** STORED DATA **
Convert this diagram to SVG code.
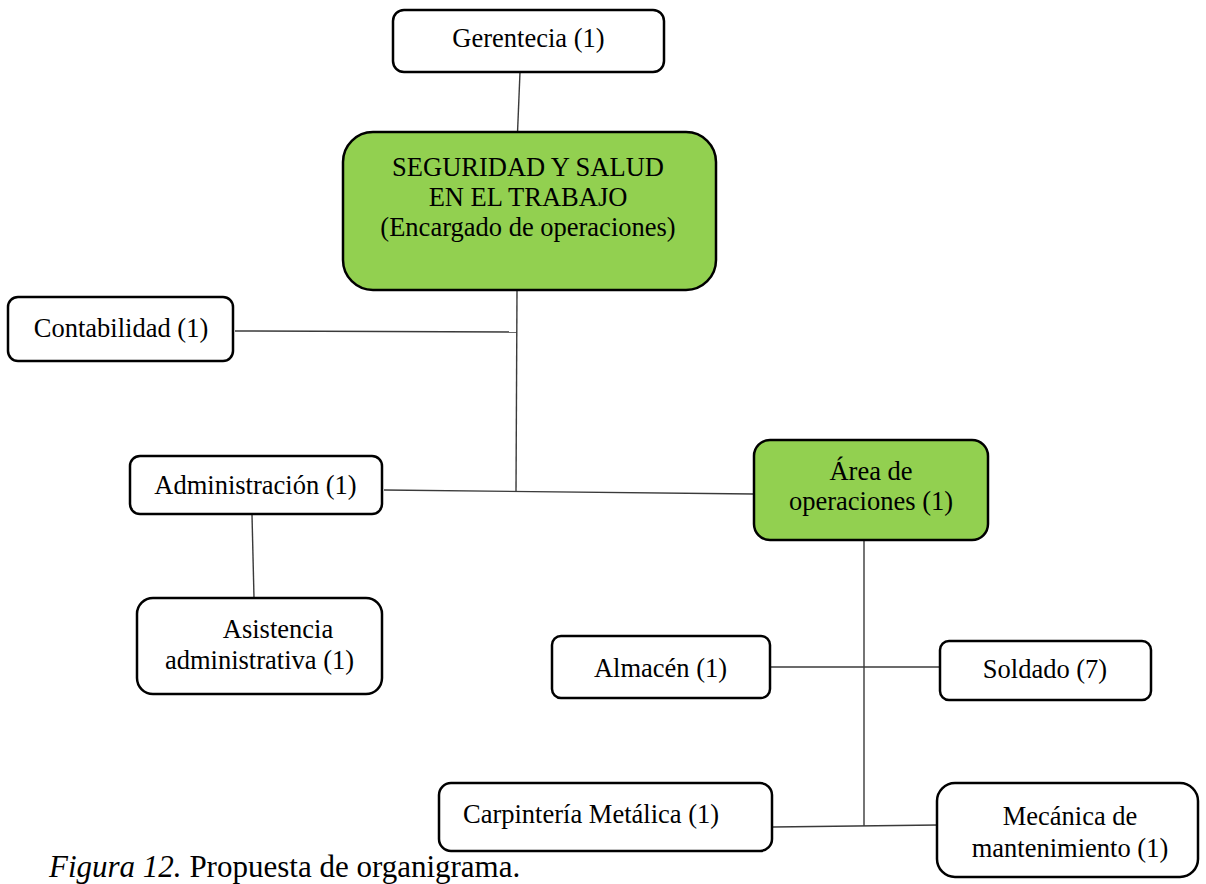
<svg xmlns="http://www.w3.org/2000/svg" width="1206" height="884" viewBox="0 0 1206 884">
<style>
.box{fill:#ffffff;stroke:#000000;stroke-width:2.5}
.green{fill:#92D050;stroke:#000000;stroke-width:2.5}
.t{font-family:"Liberation Serif","Times New Roman",serif;font-size:26.5px;fill:#000000;text-anchor:middle}
.ts{text-anchor:start}
.conn line{stroke:#3a3a3a;stroke-width:1.4}
.cap{font-family:"Liberation Serif","Times New Roman",serif;font-size:31px;fill:#000000}
</style>
<rect width="1206" height="884" fill="#ffffff"/>
<g id="connectors" class="conn">
<line x1="520" y1="72" x2="517.5" y2="133"/>
<line x1="517" y1="290" x2="516" y2="491"/>
<line x1="235" y1="331" x2="517" y2="332"/>
<line x1="384" y1="490" x2="754" y2="494"/>
<line x1="252" y1="515" x2="254" y2="598"/>
<line x1="864" y1="541" x2="864" y2="826"/>
<line x1="771" y1="667" x2="941" y2="667"/>
<line x1="773" y1="827" x2="938" y2="825"/>
</g>
<g id="gerentecia">
<rect class="box" x="393" y="10" width="271" height="62" rx="11"/>
<text class="t" x="528.5" y="47">Gerentecia (1)</text>
</g>
<g id="seguridad">
<rect class="green" x="343" y="132" width="373" height="158" rx="30"/>
<text class="t" x="528" y="176">SEGURIDAD Y SALUD</text>
<text class="t" x="528" y="206">EN EL TRABAJO</text>
<text class="t" x="528" y="236">(Encargado de operaciones)</text>
</g>
<g id="contabilidad">
<rect class="box" x="8" y="297" width="225" height="64" rx="10"/>
<text class="t" x="121" y="337">Contabilidad (1)</text>
</g>
<g id="administracion">
<rect class="box" x="130" y="456" width="252" height="58" rx="10"/>
<text class="t" x="255.5" y="494">Administración (1)</text>
</g>
<g id="asistencia">
<rect class="box" x="137" y="598" width="245" height="96" rx="16"/>
<text class="t" x="278" y="638">Asistencia</text>
<text class="t" x="259.5" y="669">administrativa (1)</text>
</g>
<g id="area-operaciones">
<rect class="green" x="754" y="440" width="234" height="100" rx="16"/>
<text class="t" x="871" y="480">Área de</text>
<text class="t" x="871" y="510">operaciones (1)</text>
</g>
<g id="almacen">
<rect class="box" x="552" y="636" width="218" height="62" rx="9"/>
<text class="t" x="660.5" y="677">Almacén (1)</text>
</g>
<g id="soldado">
<rect class="box" x="940" y="641" width="211" height="59" rx="9"/>
<text class="t" x="1045" y="678">Soldado (7)</text>
</g>
<g id="carpinteria">
<rect class="box" x="439" y="783" width="333" height="68" rx="12"/>
<text class="t ts" x="463" y="823">Carpintería Metálica (1)</text>
</g>
<g id="mecanica">
<rect class="box" x="937" y="783" width="261" height="94" rx="18"/>
<text class="t" x="1070" y="825">Mecánica de</text>
<text class="t" x="1070" y="857">mantenimiento (1)</text>
</g>
<text class="cap" x="49" y="877"><tspan font-style="italic">Figura 12.</tspan> Propuesta de organigrama.</text>
</svg>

** TASK **
Repeat the data in full and exactly. Omit pictures.

** EXERCISE RESPONSE **
Convert this diagram to SVG code.
<svg xmlns="http://www.w3.org/2000/svg" width="1206" height="884" viewBox="0 0 1206 884">
<style>
.box{fill:#ffffff;stroke:#000000;stroke-width:2.5}
.green{fill:#92D050;stroke:#000000;stroke-width:2.5}
.t{font-family:"Liberation Serif","Times New Roman",serif;font-size:26.5px;fill:#000000;text-anchor:middle}
.ts{text-anchor:start}
.conn line{stroke:#3a3a3a;stroke-width:1.4}
.cap{font-family:"Liberation Serif","Times New Roman",serif;font-size:31px;fill:#000000}
</style>
<rect width="1206" height="884" fill="#ffffff"/>
<g id="connectors" class="conn">
<line x1="520" y1="72" x2="517.5" y2="133"/>
<line x1="517" y1="290" x2="516" y2="491"/>
<line x1="235" y1="331" x2="517" y2="332"/>
<line x1="384" y1="490" x2="754" y2="494"/>
<line x1="252" y1="515" x2="254" y2="598"/>
<line x1="864" y1="541" x2="864" y2="826"/>
<line x1="771" y1="667" x2="941" y2="667"/>
<line x1="773" y1="827" x2="938" y2="825"/>
</g>
<g id="gerentecia">
<rect class="box" x="393" y="10" width="271" height="62" rx="11"/>
<text class="t" x="528.5" y="47">Gerentecia (1)</text>
</g>
<g id="seguridad">
<rect class="green" x="343" y="132" width="373" height="158" rx="30"/>
<text class="t" x="528" y="176">SEGURIDAD Y SALUD</text>
<text class="t" x="528" y="206">EN EL TRABAJO</text>
<text class="t" x="528" y="236">(Encargado de operaciones)</text>
</g>
<g id="contabilidad">
<rect class="box" x="8" y="297" width="225" height="64" rx="10"/>
<text class="t" x="121" y="337">Contabilidad (1)</text>
</g>
<g id="administracion">
<rect class="box" x="130" y="456" width="252" height="58" rx="10"/>
<text class="t" x="255.5" y="494">Administración (1)</text>
</g>
<g id="asistencia">
<rect class="box" x="137" y="598" width="245" height="96" rx="16"/>
<text class="t" x="278" y="638">Asistencia</text>
<text class="t" x="259.5" y="669">administrativa (1)</text>
</g>
<g id="area-operaciones">
<rect class="green" x="754" y="440" width="234" height="100" rx="16"/>
<text class="t" x="871" y="480">Área de</text>
<text class="t" x="871" y="510">operaciones (1)</text>
</g>
<g id="almacen">
<rect class="box" x="552" y="636" width="218" height="62" rx="9"/>
<text class="t" x="660.5" y="677">Almacén (1)</text>
</g>
<g id="soldado">
<rect class="box" x="940" y="641" width="211" height="59" rx="9"/>
<text class="t" x="1045" y="678">Soldado (7)</text>
</g>
<g id="carpinteria">
<rect class="box" x="439" y="783" width="333" height="68" rx="12"/>
<text class="t ts" x="463" y="823">Carpintería Metálica (1)</text>
</g>
<g id="mecanica">
<rect class="box" x="937" y="783" width="261" height="94" rx="18"/>
<text class="t" x="1070" y="825">Mecánica de</text>
<text class="t" x="1070" y="857">mantenimiento (1)</text>
</g>
<text class="cap" x="49" y="877"><tspan font-style="italic">Figura 12.</tspan> Propuesta de organigrama.</text>
</svg>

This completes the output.